When a company sets up a 401(k) plan or pension plan for its employees, the focus is on the benefit that it is providing to its employees. Owners and executives are not always aware of the added liability that they incur. The Employee Retirement Income Security Act of 1974 (ERISA) formalized and increased the potential liabilities of fiduciaries, says Gloria Forbes, executive vice president with ECBM. It doesn’t stop there though as ERISA holds those individuals to the highest degree of care, creating a significant risk for many people.
Smart Business spoke with Forbes about such personal liability risks and what you can do to protect yourself and your future.
Who is exposed to this personal liability?
Any employee who is a trustee of the plan is liable to the plan participants along with the employer or owners of the firm. This is often a financial or human resources officer or director. But it doesn’t stop there. Fiduciaries include any individual who exercises any discretionary control in managing plans or has authority or responsibility for administering plans.
Many people are in tune with some of the risks because they are aware of the fidelity requirements of ERISA. They must show evidence of crime coverage for their IRS filings — their 5500 forms. ERISA includes a provision requiring uninsured plans to have an employee dishonesty policy of 10 percent of the plan assets. While important, the ‘ERISA bond,’ as it is often referred to, does not provide all the protection that is needed.
What other steps can employers take to protect their assets from personal liability risks?
ERISA precludes the use of corporate indemnification. However, a fiduciary liability policy can be purchased. These policies are not expensive and provide the protection that a company and its trustees need. A privately held firm can purchase it as part of a ‘package policy’ along with its directors’ and officers’ and employment practices coverages. This policy can also be sold as a stand-alone form. There are many insurance companies that provide the coverage.
Every firm that has any pension, 401(k) or similar savings plan should purchase a fiduciary policy. The limits purchased should be adjusted to the size of the plans covered. Defense costs are often part of the limit of liability purchased. Employees should make sure that employers have taken that into account with their coverage, as well.
What should fiduciaries do to make sure they have the correct protection?
Employees who have fiduciary responsibilities should question whether a fiduciary liability policy is in place. Fiduciary liability policies are not standard contracts like many of the insurance policies that are purchased. Make sure that the policy language is thoroughly reviewed and that available coverage extensions are included. For example, defense costs can be provided within the limit of liability or in addition to the limit. Since these lawsuits are often very costly to defend, much of the protection you need can be eaten away in defense. Every attempt should be made to have defense outside of the limit.
Are there any steps employers can take to help protect their employees’ investments?
The assets of employees in these plans are invested by the individuals according to their appetite for risk and their current age and retirement age. Because many of these investments involve the purchase of equities and bonds, there is risk involved. The best thing employers can do to help their employees is offer a program with a quality investment firm and provide many options.

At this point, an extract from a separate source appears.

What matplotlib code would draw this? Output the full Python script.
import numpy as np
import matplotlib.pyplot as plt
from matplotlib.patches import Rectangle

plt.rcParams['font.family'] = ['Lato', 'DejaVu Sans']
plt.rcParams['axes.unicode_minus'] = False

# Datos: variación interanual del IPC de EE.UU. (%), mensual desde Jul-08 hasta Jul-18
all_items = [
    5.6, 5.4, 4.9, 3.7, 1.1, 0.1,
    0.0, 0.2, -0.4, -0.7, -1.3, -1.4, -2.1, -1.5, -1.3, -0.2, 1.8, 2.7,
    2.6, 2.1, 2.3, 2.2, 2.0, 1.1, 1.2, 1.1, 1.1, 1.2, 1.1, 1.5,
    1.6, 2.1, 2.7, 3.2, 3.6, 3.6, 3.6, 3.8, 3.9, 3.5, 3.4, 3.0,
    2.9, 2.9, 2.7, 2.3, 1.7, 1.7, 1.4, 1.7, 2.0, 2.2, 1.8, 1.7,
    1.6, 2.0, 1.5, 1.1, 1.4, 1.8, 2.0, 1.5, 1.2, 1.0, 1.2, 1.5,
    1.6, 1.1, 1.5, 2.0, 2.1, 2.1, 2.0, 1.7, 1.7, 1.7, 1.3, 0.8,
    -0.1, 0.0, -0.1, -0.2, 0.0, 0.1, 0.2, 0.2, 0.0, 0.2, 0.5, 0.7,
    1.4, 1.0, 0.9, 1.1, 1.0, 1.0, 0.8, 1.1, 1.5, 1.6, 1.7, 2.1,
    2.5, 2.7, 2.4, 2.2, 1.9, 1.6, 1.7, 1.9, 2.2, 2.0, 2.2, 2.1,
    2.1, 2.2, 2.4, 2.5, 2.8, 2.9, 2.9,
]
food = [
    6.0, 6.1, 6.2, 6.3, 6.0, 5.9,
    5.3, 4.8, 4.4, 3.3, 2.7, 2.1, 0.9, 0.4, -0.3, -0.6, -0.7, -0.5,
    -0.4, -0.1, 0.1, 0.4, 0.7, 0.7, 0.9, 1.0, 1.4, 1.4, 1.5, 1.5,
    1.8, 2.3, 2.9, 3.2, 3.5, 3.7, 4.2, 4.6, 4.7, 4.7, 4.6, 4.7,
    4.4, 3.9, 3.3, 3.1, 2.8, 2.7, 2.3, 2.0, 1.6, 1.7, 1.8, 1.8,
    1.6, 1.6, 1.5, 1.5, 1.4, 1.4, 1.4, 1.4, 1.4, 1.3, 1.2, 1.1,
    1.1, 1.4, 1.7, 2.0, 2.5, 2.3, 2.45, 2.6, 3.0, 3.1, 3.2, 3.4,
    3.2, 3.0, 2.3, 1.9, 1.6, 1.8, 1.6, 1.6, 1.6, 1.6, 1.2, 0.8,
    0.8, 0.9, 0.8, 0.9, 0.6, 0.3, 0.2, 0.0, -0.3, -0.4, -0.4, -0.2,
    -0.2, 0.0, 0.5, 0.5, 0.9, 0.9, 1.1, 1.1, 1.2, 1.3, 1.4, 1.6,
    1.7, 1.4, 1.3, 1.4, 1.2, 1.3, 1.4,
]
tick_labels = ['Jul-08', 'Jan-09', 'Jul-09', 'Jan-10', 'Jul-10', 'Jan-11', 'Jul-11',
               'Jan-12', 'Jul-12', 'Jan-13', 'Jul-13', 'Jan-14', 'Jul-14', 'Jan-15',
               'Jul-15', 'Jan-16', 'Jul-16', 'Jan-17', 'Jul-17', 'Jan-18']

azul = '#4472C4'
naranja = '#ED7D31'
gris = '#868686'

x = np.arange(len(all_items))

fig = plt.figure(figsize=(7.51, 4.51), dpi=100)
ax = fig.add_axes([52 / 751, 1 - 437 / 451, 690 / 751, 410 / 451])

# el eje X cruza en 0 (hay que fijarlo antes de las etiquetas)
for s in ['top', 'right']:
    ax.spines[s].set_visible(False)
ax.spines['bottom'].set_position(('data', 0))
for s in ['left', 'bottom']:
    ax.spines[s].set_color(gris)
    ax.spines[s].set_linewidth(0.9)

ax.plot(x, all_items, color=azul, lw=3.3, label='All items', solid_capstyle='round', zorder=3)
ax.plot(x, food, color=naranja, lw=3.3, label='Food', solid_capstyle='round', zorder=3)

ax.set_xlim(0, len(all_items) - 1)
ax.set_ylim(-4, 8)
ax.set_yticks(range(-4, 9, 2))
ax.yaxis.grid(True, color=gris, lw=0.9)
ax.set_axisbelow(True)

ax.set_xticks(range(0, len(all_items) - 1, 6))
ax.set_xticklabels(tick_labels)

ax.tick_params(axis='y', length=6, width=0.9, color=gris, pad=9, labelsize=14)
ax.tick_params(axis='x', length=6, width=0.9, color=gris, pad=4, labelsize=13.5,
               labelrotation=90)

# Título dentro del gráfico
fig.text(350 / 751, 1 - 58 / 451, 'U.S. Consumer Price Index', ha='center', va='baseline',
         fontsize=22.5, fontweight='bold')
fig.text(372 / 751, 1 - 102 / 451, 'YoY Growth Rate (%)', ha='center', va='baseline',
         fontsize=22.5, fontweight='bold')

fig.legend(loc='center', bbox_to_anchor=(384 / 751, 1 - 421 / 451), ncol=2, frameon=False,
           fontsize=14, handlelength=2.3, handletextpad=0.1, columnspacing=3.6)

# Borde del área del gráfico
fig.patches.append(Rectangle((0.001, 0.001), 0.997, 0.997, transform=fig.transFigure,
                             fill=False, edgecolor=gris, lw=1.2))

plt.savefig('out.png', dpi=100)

Additionally, the employer should audit and require a full report of all compensation that the investment company and broker are charging for the management of the plans. These are often undetected layers of charges that can become quite significant, reducing employees’ earnings in their plan.
A diligent search of the marketplace for qualified providers with many options available to employees for investment reduces risk. Ask your investment firm to provide education or advice to employees about their investment options.
Should risk management plans be put in place for personal liability risk?
As with any risk management plan your goal is to eliminate and reduce the risks that you can, transfer risks in contracts where it is possible and insure the risks you cannot financially absorb. The risk reduction and elimination task is a little more complicated with ERISA liability than with other exposures like workers’ compensation.
Expect the Department of Labor and the IRS to increase their oversight of ERISA compliance. Regulations change frequently and can create new reporting requirements or liabilities of which a company may not be aware. Uncertainty is probably the greatest area of risk for any firm. An annual review with your insurance broker or legal counsel can keep you abreast of current issues.
There is increased focus on making sure that there is no evidence of conflict of interest. Placing your employees’ assets in these plans with a company bank, investment firm or other relationship for leverage can result in civil penalties, fines and liabilities.